Как эти люди бесчеловечны, когда на них приходит каприз быть человечными!
Дубельт подошел к старику, взял просьбу и сказал:
— Зачем это вы, в самом деле? — Ну, давайте вашу просьбу, я пересмотрю.
Бенкендорф уехал к государю.
— Что же мне делать? — спросил я Дубельта.
— Выберите себе какой хотите город с министром внутренних дел, мы мешать не будем. Мы завтра все дело перешлем туда; я поздравляю вас, что так уладилось.
— Покорнейше вас благодарю!
От Бенкендорфа я поехал в министерство. Директор наш, как я сказал, принадлежал к тому типу немцев, которые имеют в себе что-то лемуровское, долговязое, нерасторопное, тянущееся. У них мозг действует медленно, не сразу схватывает и долго работает, чтоб дойти до какого-нибудь заключения. Рассказ мой, по несчастию, предупредил сообщение из III Отделения; он вовсе не ждал его и потому совершенно растерялся, говорил какие-то бессвязные вещи, сам заметил это и, чтоб поправиться, сказал мне] «Erlauben Sie mir deutsch zu sprechen»[250]. Может, грамматически речь его и вышла правильнее на немецком языке, но яснее и определеннее она не стала. Я заметил очень хорошо, что в нем боролись два чувства: он понял всю несправедливость дела, но считал обязанностью директора оправдать действие правительства; при этом он не хотел передо мной показать себя варваром, да и не забывал вражду, которая постоянно царствовала между министерством и тайной полицией. Стало быть, задача сама по себе выразить весь этот сумбур была не легка. Он кончил признанием, что ничего не может сказать без министра, к которому и отправился.

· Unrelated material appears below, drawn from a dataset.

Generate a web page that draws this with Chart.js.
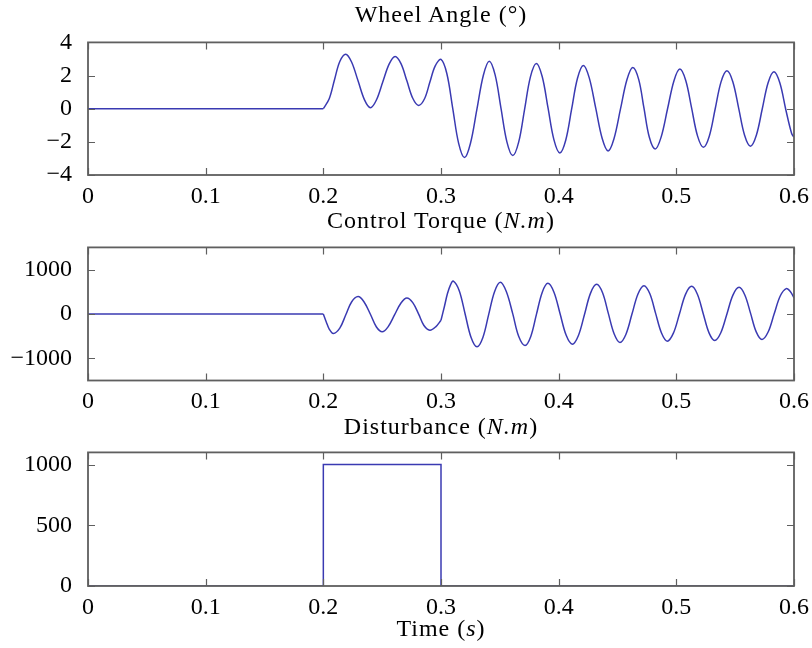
<!DOCTYPE html>
<html>
<head>
<meta charset="utf-8">
<script src="https://cdn.jsdelivr.net/npm/chart.js@4.4.1/dist/chart.umd.min.js"></script>
<style>
  body { margin: 0; background: #fff; }
  #wrap { position: relative; width: 812px; height: 648px; overflow: hidden; }
  canvas { position: absolute; left: 0; }
  .lbl { position: absolute; left: 88px; width: 706px; text-align: center;
         font-family: "Liberation Serif", serif; font-size: 24px; line-height: 24px;
         letter-spacing: 1px; color: #000; z-index: 2; white-space: nowrap; }
</style>
</head>
<body>
<div id="wrap">
  <canvas id="c1" width="812" height="200" style="top:20px"></canvas>
  <canvas id="c2" width="812" height="200" style="top:225px"></canvas>
  <canvas id="c3" width="812" height="200" style="top:430px"></canvas>
  <div class="lbl" style="top:2px">Wheel Angle (°)</div>
  <div class="lbl" style="top:208px">Control Torque (<i>N.m</i>)</div>
  <div class="lbl" style="top:414px">Disturbance (<i>N.m</i>)</div>
  <div class="lbl" style="top:616px">Time (<i>s</i>)</div>
</div>
<script>
// time axis shared by all three plots
var timeTicks = [0, 0.1, 0.2, 0.3, 0.4, 0.5, 0.6];

// wheel angle (deg)
var wheelTime = [0, 0.2, 0.205, 0.2095, 0.214, 0.219, 0.224, 0.2295, 0.235, 0.240, 0.245, 0.2505, 0.256, 0.261,
  0.266, 0.271, 0.276, 0.281, 0.286, 0.2905, 0.295, 0.300, 0.305, 0.310, 0.315, 0.320, 0.325, 0.3305, 0.336, 0.341,
  0.346, 0.351, 0.356, 0.361, 0.366, 0.371, 0.376, 0.381, 0.386, 0.391, 0.396, 0.401, 0.406, 0.411, 0.416, 0.421,
  0.426, 0.4315, 0.437, 0.442, 0.447, 0.4525, 0.458, 0.463, 0.468, 0.4725, 0.477, 0.482, 0.487, 0.4925, 0.498, 0.503,
  0.508, 0.513, 0.518, 0.523, 0.528, 0.533, 0.538, 0.543, 0.548, 0.553, 0.558, 0.563, 0.568, 0.573, 0.578, 0.583,
  0.588, 0.593, 0.598, 0.600];
var wheelAngle = [0, 0, 0.6, 1.75, 2.85, 3.29, 2.82, 1.68, 0.53, 0.06, 0.51, 1.61, 2.70, 3.15,
  2.72, 1.68, 0.63, 0.20, 0.60, 1.59, 2.57, 2.97, 2.11, 0.01, -2.09, -2.95, -2.10, -0.04, 2.02, 2.87,
  2.04, 0.02, -2.00, -2.83, -2.02, -0.05, 1.92, 2.73, 1.94, 0.03, -1.88, -2.67, -1.90, -0.03, 1.84, 2.61,
  1.86, 0.03, -1.80, -2.55, -1.81, -0.03, 1.75, 2.49, 1.77, 0.03, -1.71, -2.43, -1.73, -0.02, 1.69, 2.39,
  1.70, 0.03, -1.64, -2.33, -1.66, -0.02, 1.62, 2.29, 1.63, 0.02, -1.60, -2.26, -1.60, -0.02, 1.57, 2.23,
  1.55, -0.05, -1.50, -1.72];
var wheelTicks = [-4, -2, 0, 2, 4];

// control torque (N.m)
var torqueTime = [0, 0.2, 0.2025, 0.205, 0.2085, 0.214, 0.219, 0.224, 0.2295, 0.2345, 0.240, 0.245, 0.250,
  0.255, 0.2605, 0.266, 0.271, 0.276, 0.281, 0.2855, 0.2905, 0.2955, 0.300, 0.303, 0.3055, 0.308, 0.3105,
  0.3155, 0.3205, 0.3255, 0.3306, 0.3356, 0.3405, 0.3455, 0.3504, 0.3555, 0.361, 0.366, 0.3714, 0.3763, 0.3811,
  0.386, 0.3908, 0.396, 0.4012, 0.4064, 0.4116, 0.4168, 0.422, 0.4271, 0.4323, 0.4373, 0.4422, 0.4472, 0.4521,
  0.4572, 0.4623, 0.4674, 0.4725, 0.4775, 0.4824, 0.4874, 0.4923, 0.4975, 0.5027, 0.5078, 0.513, 0.5179, 0.5228,
  0.5277, 0.5326, 0.5378, 0.543, 0.5481, 0.5533, 0.5582, 0.5631, 0.5679, 0.5728, 0.578, 0.5831, 0.5883, 0.5934,
  0.597, 0.600];
var torqueValue = [0, 0, -180, -340, -440, -319, -25, 270, 391, 275, -7, -288, -404,
  -292, -22, 248, 360, 254, -3, -260, -366, -290, -142, 180, 460, 650, 742,
  525, 0, -525, -742, -530, -15, 500, 712, 504, 1, -502, -710, -506, -10,
  486, 690, 490, 5, -481, -681, -484, -7, 470, 667, 476, 12, -452, -643,
  -456, -3, 451, 638, 455, 13, -430, -613, -433, 5, 442, 622, 444, 12,
  -420, -598, -423, 1, 425, 600, 428, 13, -403, -575, -408, -2, 404, 571,
  500, 360];
var torqueTicks = [-1000, 0, 1000];

// disturbance (N.m) - step pulse
var distTime = [0, 0.2, 0.2, 0.3, 0.3, 0.6];
var distValue = [0, 0, 1000, 1000, 0, 0];
var distTicks = [0, 500, 1000];

var lineColor = '#3a3ab2';
var frameColor = '#5f5f5f';
var font = { family: '"Liberation Serif", serif', size: 24 };
var padTop = 22;

// cut a series into pieces at the kinks, the kink point goes into both pieces
function pieces(times, values, breaks) {
  var out = [[]];
  for (var i = 0; i < times.length; i++) {
    out[out.length - 1].push({ x: times[i], y: values[i] });
    if (breaks.indexOf(times[i]) >= 0 && i > 0 && i < times.length - 1) {
      out.push([{ x: times[i], y: values[i] }]);
    }
  }
  return out;
}

function fmt(v) {
  if (v === 0) return '0';
  var s = Math.abs(v) < 1 ? String(Math.round(Math.abs(v) * 10) / 10) : String(Math.abs(v));
  return (v < 0 ? '\u2212' : '') + s;
}

// matlab style box with inward ticks on all four sides
var boxTicks = {
  id: 'boxTicks',
  afterDatasetsDraw: function(chart) {
    var ctx = chart.ctx, a = chart.chartArea;
    var xs = chart.scales.x, ys = chart.scales.y;
    var len = 7;
    ctx.save();
    ctx.strokeStyle = frameColor;
    ctx.lineWidth = 1.2;
    ctx.beginPath();
    xs.ticks.forEach(function(t) {
      var px = Math.round(xs.getPixelForValue(t.value)) + 0.5;
      ctx.moveTo(px, a.bottom); ctx.lineTo(px, a.bottom - len);
      ctx.moveTo(px, a.top); ctx.lineTo(px, a.top + len);
    });
    ys.ticks.forEach(function(t) {
      var py = Math.round(ys.getPixelForValue(t.value)) + 0.5;
      ctx.moveTo(a.left, py); ctx.lineTo(a.left + len, py);
      ctx.moveTo(a.right, py); ctx.lineTo(a.right - len, py);
    });
    ctx.stroke();
    ctx.lineWidth = 1.8;
    ctx.strokeRect(a.left, a.top, a.right - a.left, a.bottom - a.top);
    ctx.restore();
  }
};

function makePlot(id, segs, ymin, ymax, yTicks, areaH, smooth) {
  var datasets = segs.map(function(s) {
    return {
      data: s,
      borderColor: lineColor,
      borderWidth: 1.5,
      pointRadius: 0,
      fill: false,
      tension: smooth ? 0.35 : 0
    };
  });
  return new Chart(document.getElementById(id), {
    type: 'line',
    data: { datasets: datasets },
    plugins: [boxTicks],
    options: {
      responsive: false,
      animation: false,
      devicePixelRatio: 1,
      layout: { padding: { left: 0, right: 18, top: padTop, bottom: 0 } },
      plugins: { legend: { display: false }, tooltip: { enabled: false } },
      scales: {
        x: {
          type: 'linear', min: 0, max: 0.6,
          grid: { display: false }, border: { display: false },
          afterBuildTicks: function(s) { s.ticks = timeTicks.map(function(v) { return { value: v }; }); },
          afterFit: function(s) { s.height = 200 - padTop - areaH; },
          ticks: { font: font, color: '#000', padding: -1, maxRotation: 0, autoSkip: false,
                   callback: function(v) { return fmt(v); } }
        },
        y: {
          min: ymin, max: ymax,
          grid: { display: false }, border: { display: false },
          afterBuildTicks: function(s) { s.ticks = yTicks.map(function(v) { return { value: v }; }); },
          afterFit: function(s) { s.width = 88; },
          ticks: { font: font, color: '#000', padding: 8, autoSkip: false,
                   callback: function(v) { return fmt(v); } }
        }
      }
    }
  });
}

makePlot('c1', pieces(wheelTime, wheelAngle, [0.2]), -4, 4, wheelTicks, 133, true);
makePlot('c2', pieces(torqueTime, torqueValue, [0.2, 0.3]), -1500, 1500, torqueTicks, 133.5, true);
makePlot('c3', [distTime.map(function(t, i) { return { x: t, y: distValue[i] }; })], 0, 1100, distTicks, 134, false);
</script>
</body>
</html>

Граф Строгонов позвал меня, расспросил дело, выслушал все внимательно и сказал мне в заключение:
Это чисто полицейская уловка, — ну, да хорошо, и я, с своей стороны, им отвечу.
Я, право, думал, что он сейчас отправится к государю и объяснит ему дело, но так далеко министры не ходят.
— Я получил, — продолжал он, — высочайшее повеление об вас, вот оно, вы видите, что мне предоставлено избрать место и употребить вас на службу. Куда вы хотите?
— В Тверь или в Новгород, — отвечал я.
— Разумеется… ну, а так как место зависит от меня и вам, вероятно, все равно, в который из этих городов я вас назначу, то я вам дам первую ваканцию советника губернского правления, то есть высшее место, которое вы по чину можете иметь. Шейте себе мундир с шитым воротником, — добавил он шутя.
Вот и отыгрался, только не в мою масть.
Через неделю Строгонов представил в сенат о назначении меня советником в Новгород.
А ведь пресмешно: сколько секретарей, асессоров, уездных и губернских чиновников домогались, долго, страстно, упорно домогались, чтоб получить это место; взятки были даны, святейшие обещания получены, — и вдруг министр, исполняя высочайшую волю и в то же время делая отместку тайной полиции, наказывал меня этим повышением, бросал человеку под ноги, для позолоты пилюли, это место — предмет пламенных желаний и самолюбивых грез, — человеку, который его брал с твердым намерением бросить при первой возможности.
От Строгонова я поехал к одной даме; об этом знакомстве следует сказать несколько слов.
Между рекомендательными письмами, которые мне дал мой отец, когда я ехал в Петербург, было одно, которое я десять раз брал в руки, перевертывал и прятал опять в стол, откладывая визит свой до другого дня. Письмо это было к семидесятилетней знатной, богатой даме; дружба ее с моим отцом шла с незапамятных времен; он познакомился с ней, когда она была при дворе Екатерины II, потом они встретились в Париже, вместе ездили туда и сюда, наконец оба приехали домой на отдых, лет тридцать тому назад.